2022 Grantee Farmers Against Hunger Grows Its Impact Despite Challenges
After receiving Impact100 South Jersey’s 2022 $50k General Operating Grant in 2022, Farmers Against Hunger (FAH) increased its capacity to stem hunger through a variety of methods. FAH is a program of the New Jersey Agriculture Society and it focuses on reducing food waste by collecting and redistributing food from food retailers and farmers to organizations that serve people striving to succeed. Executive Director Brooke McMinn shared the many ways the program has grown.
Among the things FAH has done since receiving the grant:
- Expanded the raised garden bed plot and installed new plantings to supplement food donations and serve as resources for local community educational programs.

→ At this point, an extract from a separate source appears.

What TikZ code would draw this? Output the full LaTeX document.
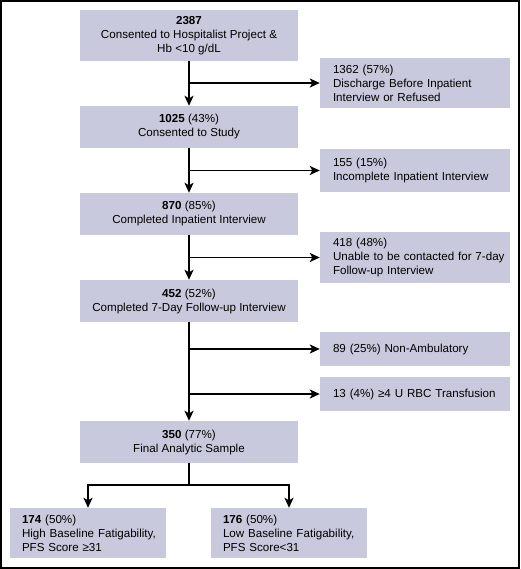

- Installed a concrete pad to support food donation deliveries to their storage site where food is also sorted and distributed to local community hunger relief organizations.
- Addressed vehicle fleet needs, including insurance, the rising cost of fuel and repairs to the van used as part of their gleaning program.
- Purchased supplies and materials for staff and volunteers who participate in gleaning and packing projects.
“These kinds of operational costs areas support FAH’s efforts to expand its reach into the geographic footprint area of Impact100 South Jersey.” McMinn shared. They plan to continue to build on the progress in order to enhance service to those in need. McMinn says that includes, “the elderly, disabled, veterans, homes, unemployed, underemployed, or economically disadvantaged due to other circumstances.”
The pandemic did throw several challenges their way. They scaled back the original plan to fully implement the Grow for Good program at the Land Stewardship Center in Delran to address more pressing and unforeseen operational costs. They withstood a significant increase in competition for grants to address hunger and program focused on meeting basic needs. FAH also faced new transportation restrictions from a state-funded grant that supports their gleaning program as gas prices skyrocketed.
In spite of those challenges along with staffing changes, increased utility costs and delaying bringing on an intern for the Land Stewardship Center, McMinn says with the support of Impact100 South Jersey, they were able to surpass the food/gleaning and distribution impact over that of the pre-pandemic year of 2019. “As need continued at a high level, the NJAS Farmers Against Hunger program was able to sustain a correspondingly high level of responsiveness, and even extend its geographic reach.”